In 1970, as a freshman at Trinity, Brian Gottfried won the USTA boys 18s Singles Championship, as well as the Doubles Championship with Alexander Mayer. In 1972, Trinity won the NCAA Division I Men's Tennis Championship. The Tiger captain that year, Dick Stockton, won the NCAA Men's Singles Championship. The women's team won the NCAA Collegiate National championship in 1968, 1969, 1973, 1975, and 1976. As recently as 2000, the men's and women's programs each won NCAA Division III National Championships.

==== Football ====
In the 2007 Trinity v. Millsaps football game on October 27, 2007, trailing by two points with two seconds left, the Tigers used 15 laterals covering 60 yards for a touchdown to give Trinity the win as time expired. The unlikely play was named the top sports moment of the year by Time Magazine as well as the "Game Changing Performance of the Year" by Pontiac.

==== Baseball ====
In May 2016, the Trinity baseball team won the Division III College World Series in a best-of-three format, beating Keystone College 14–6 in game 1 and 10–7 in game 2. Trinity defeated the 2015 champion, SUNY Cortland, twice in the bracket rounds of the tournament en route to the championship.

==Notable alumni==

Trinity alumni have gone on to prominent careers in business, government, and the judiciary. Sardar Biglari is chairman and CEO of Biglari Holdings, John Mackey co-founded Whole Foods Market, Daniel Lubetzky founded KIND Healthy Snacks, and Alice Walton, daughter of Walmart founder Sam Walton, is among the wealthiest people in the world. Graduates in public office include U.S. Senator John Cornyn, U.S. Representative Michael McCaul, Wyoming governor Matt Mead, and former San Antonio mayor Ron Nirenberg; others have been appointed to the federal judiciary, including U.S. District Judge Dabney Friedrich.

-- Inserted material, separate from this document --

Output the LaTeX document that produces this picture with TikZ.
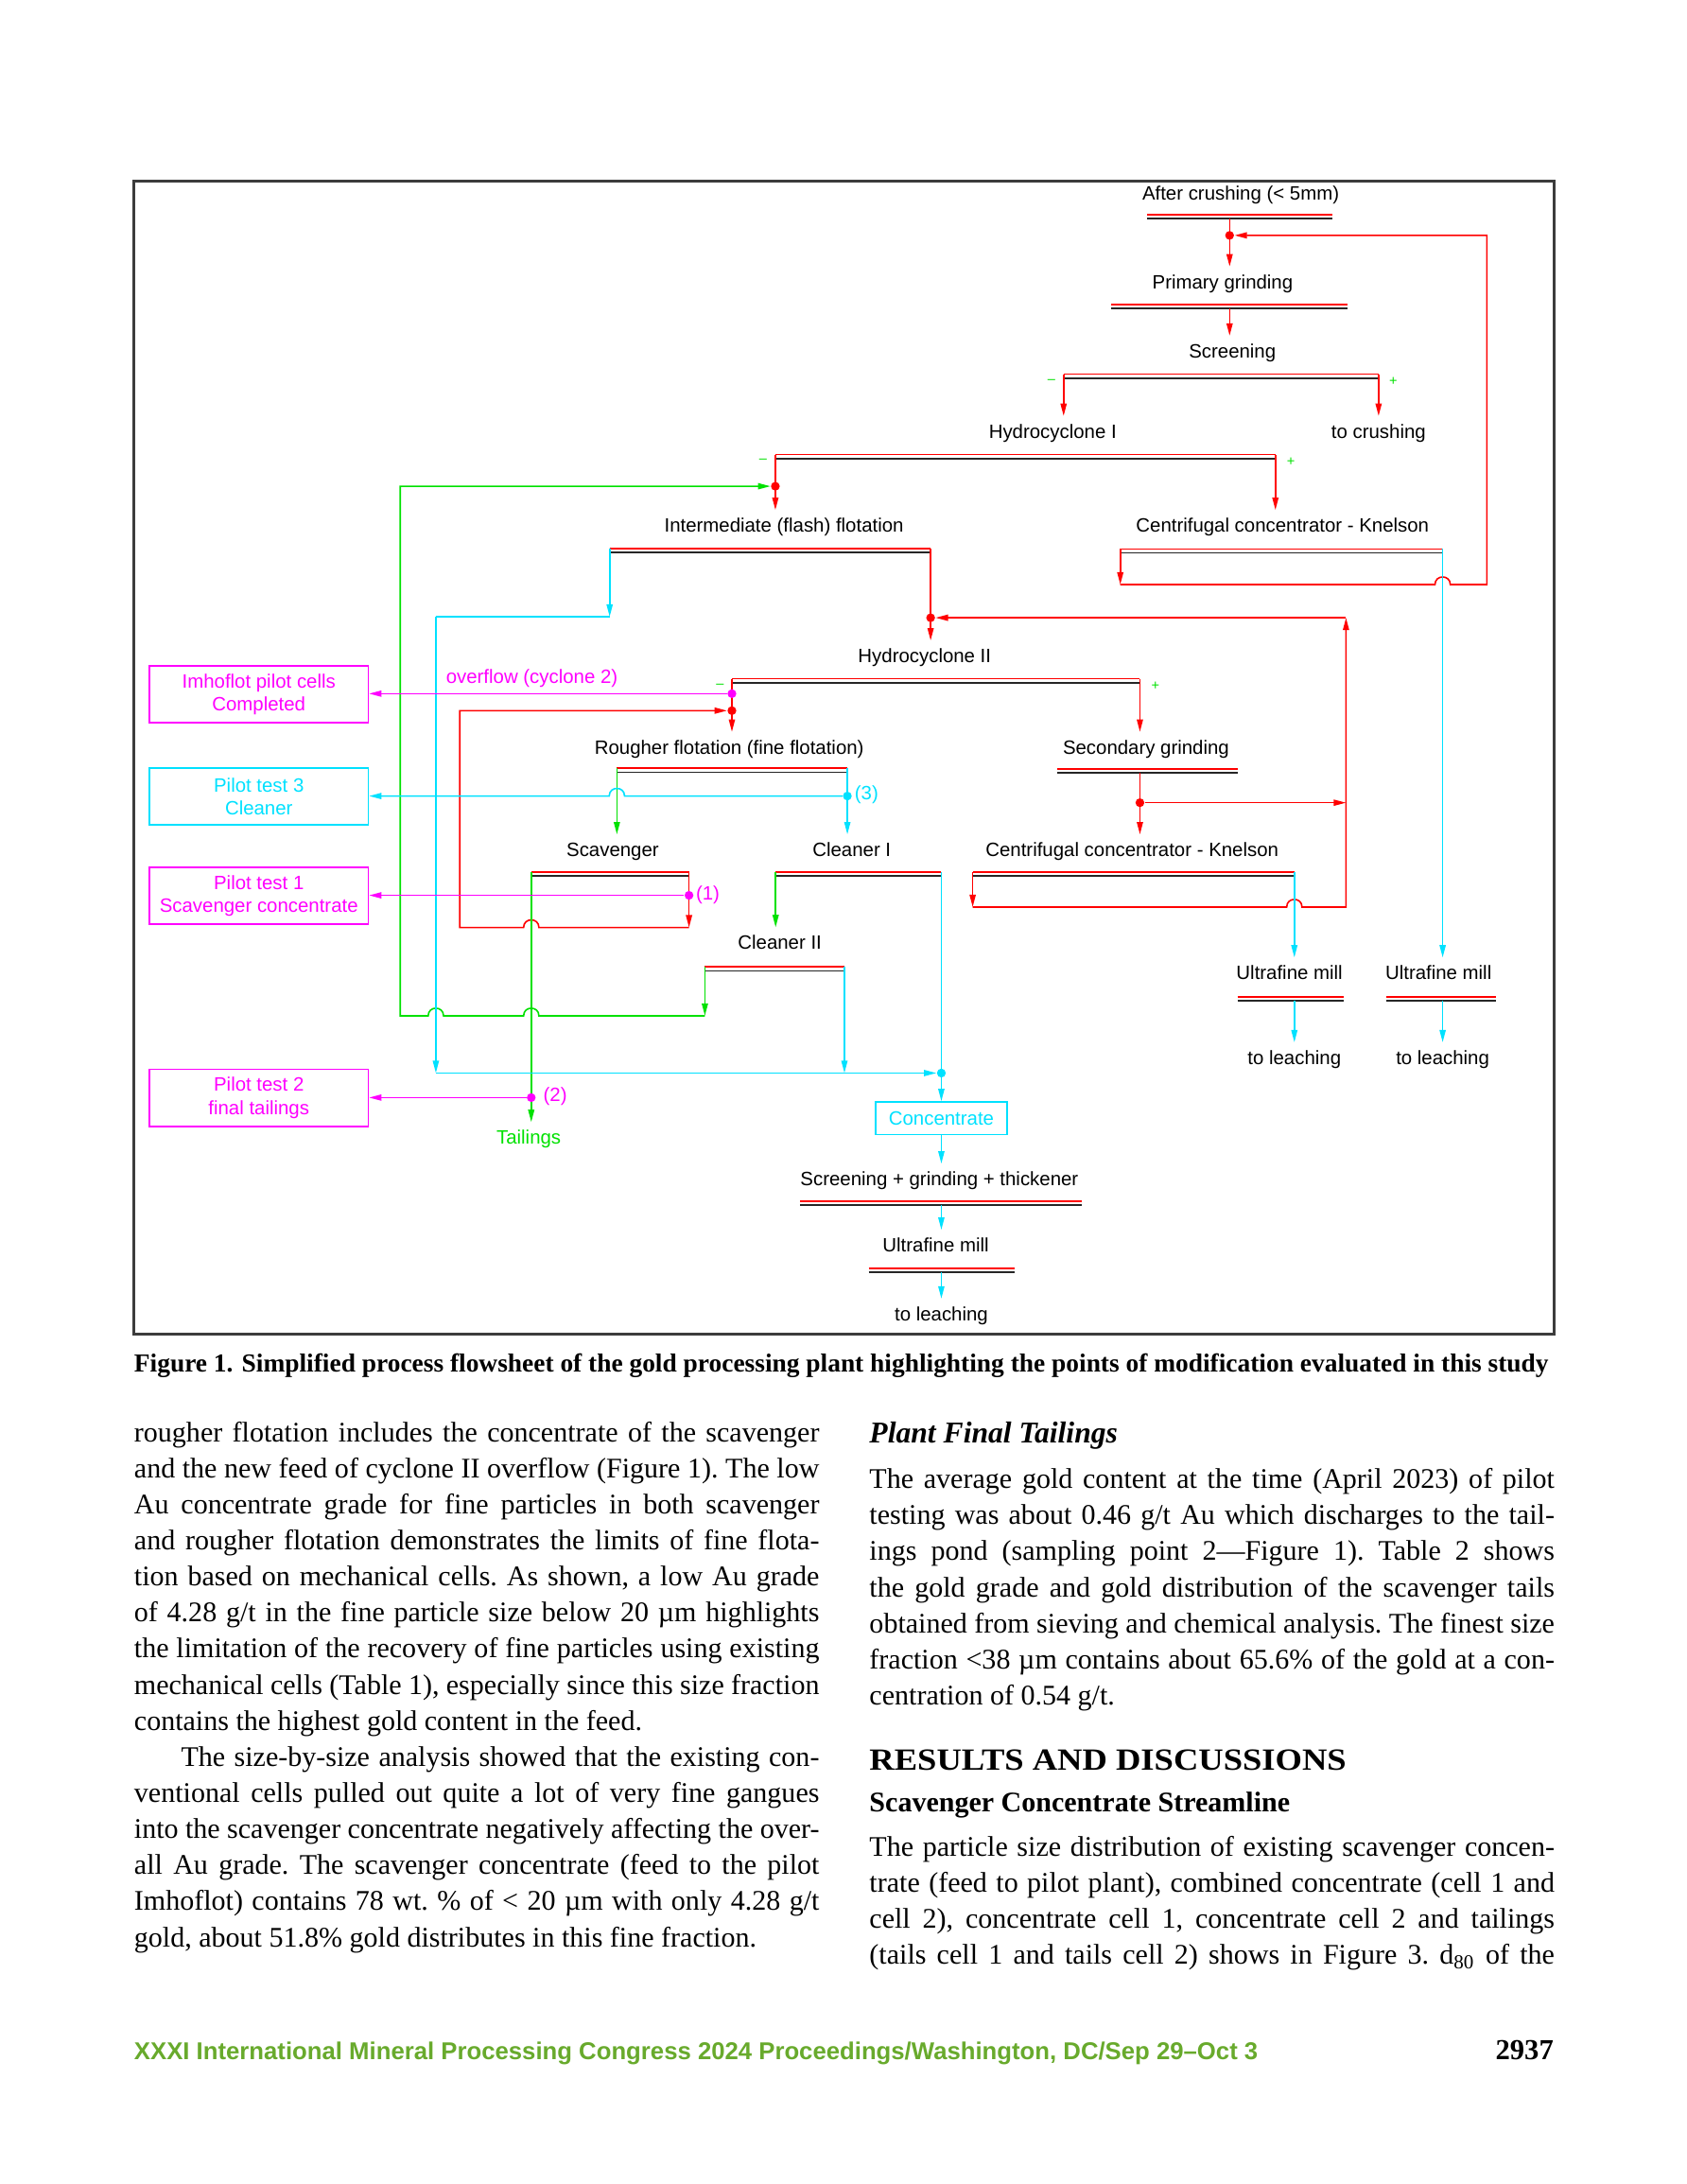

In athletics, alumni include Wimbledon singles champion Chuck McKinley, world No. 3–ranked tennis player Brian Gottfried, longtime Major League Baseball player and manager Davey Johnson, and Jerheme Urban, the first Trinity alumnus to play in a Super Bowl. In the arts, alumni include Tony Award–winning actress Deanna Dunagan, poet Naomi Shihab Nye, and Gibby Haynes and Paul Leary of the rock band Butthole Surfers, which formed at Trinity. Bobby Wolff is the only bridge player to have won a world championship in every bridge format.